Number Sequence
Time Limit: 2000/1000 MS (Java/Others) Memory Limit: 65536/32768 K (Java/Others)Total Submission(s): 105414 Accepted Submission(s): 25611
Problem Description
A number sequence is defined as follows:
f(1) = 1, f(2) = 1, f(n) = (A * f(n - 1) + B * f(n - 2)) mod 7.
Given A, B, and n, you are to calculate the value of f(n).
f(1) = 1, f(2) = 1, f(n) = (A * f(n - 1) + B * f(n - 2)) mod 7.
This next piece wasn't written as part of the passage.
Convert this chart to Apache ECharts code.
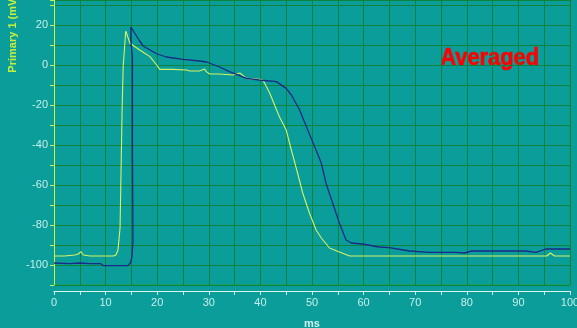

Given A, B, and n, you are to calculate the value of f(n).
Input
The input consists of multiple test cases. Each test case contains 3 integers A, B and n on a single line (1 <= A, B <= 1000, 1 <= n <= 100,000,000). Three zeros signal the end of input and this test case is not to be processed.
Output
For each test case, print the value of f(n) on a single line.
Sample Input
1 1 3
1 2 10
0 0 0
Sample Output
2
5
存在循環
#include <iostream>
#include <cstdio>
#include <cstring>
using namespace std;
struct Data
{
bool f;
int wei;
}flag[100];
int res[110];
int main()
{
for (int i = 0; i < 100; i++)
{
flag[i].f = false;
flag[i].wei = 0;
}
int a, b, n;
while (scanf("%d %d %d", &a, &b, &n) != EOF && a && b && n)
{
for (int i = 0; i < 100; i++)
{
flag[i].f = false;
flag[i].wei = 0;
}
memset(res, 0, sizeof(res));
res[1] = 1;
res[2] = 1;
int len = 1, num = 3;
bool f = false;
flag[11].f = true;
flag[11].wei = 1;
int wei;
while (!f)
{
res[num] = (a * res[num - 1] + b * res[num - 2]) % 7;
int temp = res[num] * 10 + res[num - 1];
if(flag[temp].f)
{
f = true;
len = num - 2 - flag[temp].wei + 1;
wei = flag[temp].wei;
}
else
{
flag[temp].f = true;
flag[temp].wei = num - 1;
num++;
}
}
if (n <= wei - 1)
printf("%d\n", res[n]);
else
{
int r = (n - wei + 1) % len;
if (r == 0)
printf("%d\n", res[wei + len - 1]);
else
printf("%d\n", res[wei + r - 1]);
}
}
return 0;
}